Hotels and Online Travel Agencies (OTAs) have been at loggerheads over the issue of rate parity for a long time but will need to work together to maximise revenues. Hotels and OTAs have their own competitive advantages and limitations, but will have to formulate a collaborative strategy that maximises revenues, builds brand confidence and rewards consumer loyalty. While hotels have the micro information, OTAs have the purchasing and booking habits of consumers. In the evolving landscape, it is crucial that hotels understand direct bookings do not matter like they did in the past. Instead, establishing a collaborative approach, with the help of technological advances which maximises revenues, should be the focus. The essence of rate parity is to have the same rate for the same product across all distribution channels. However, rate undercutting has created stress between hotels and OTAs and, as a result, significantly reduced consumer confidence in brands.
According to a report entitled ‘Alternative Accommodation – Driving Growth for Destinations or Disruption’ published by Colliers International, rate parity agreements have led to a turbulent relationship between hotels and OTAs in recent years.
Filippo Sona, head of hotels MENA at Colliers International, said: “Consumers are comparative shoppers, so when they see that the rate on a hotel website is higher than an OTA for the same product, this creates a negative sentiment about the brand in their minds. As the undercut rate percentage by OTAs increases, there is a drop in the booking conversion on the hotel’s website. Today’s consumers have a more sophisticated mind set and level of needs, and as a result, rate parity is hindering the ability of OTAs to make more money and hotel companies to offer higher average room rates. If we removed the rate parity mechanism, we would be able to more effectively fulfil the needs of OTAs and hotels, while providing a more personalised product to consumers.”
In my opinion, the first emerging tool will be dynamic commissioning. This will enable hotels to set a hurdle rate for OTAs, in turn incentivising OTAs to sell above that rate to earn a higher commission. Based on the Colliers’ research, it is suggested that for every US$10 above the hurdle rate, OTAs earn an extra five per cent, with the maximum amount of possible commission capped at 35 per cent. I think in this manner some equitable acceptance mechanism can fall into place.

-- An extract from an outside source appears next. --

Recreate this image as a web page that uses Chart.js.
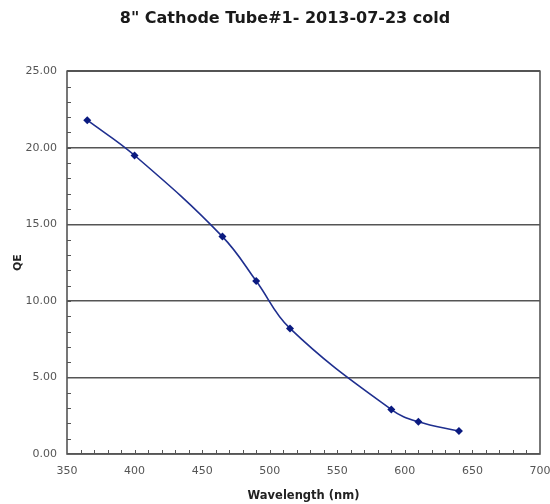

The second approach is nano pricing which provides consumers with the power of choice and added confidence in brands. Today, hotel room prices are based on three factors: room view, room type and number of occupants. However, nano pricing is calculated by combining base price (room inclusive of limited amenities) with the cost of any requested extras (for example, upgraded toiletries).
With continuous technological advancements in the online travel market such as metasearch engines, blockchain and augmented analytics, new strategies need to be devised to win back consumer confidence and increase their brand loyalty.
Paula De Keijer, senior director of market management Middle East, Africa, Greece & Turkey, for Expedia Group, said: “With the consumer in mind, blockchain technology provides services such as secured payment, identification and security, simplified loyalty programmes and baggage tracking. As we look to the future, augmented analytics will provide consumers with the power to make more informed choices. Considering the vast amount of data that hotels and OTAs accumulate, this technology is the perfect tool to understand consumer behaviour, preferences and booking patterns. Combining algorithms, artificial intelligence and machine learning will lead to providing better recommendations to customers and matching them to the properties best suited to their needs.”
Whatever be the peace pipe that both sides need to smoke, the finale has got to envisage peaceful co-existence in order to optimise each other’s long term financial health and the sustenance of the interdependence of functions.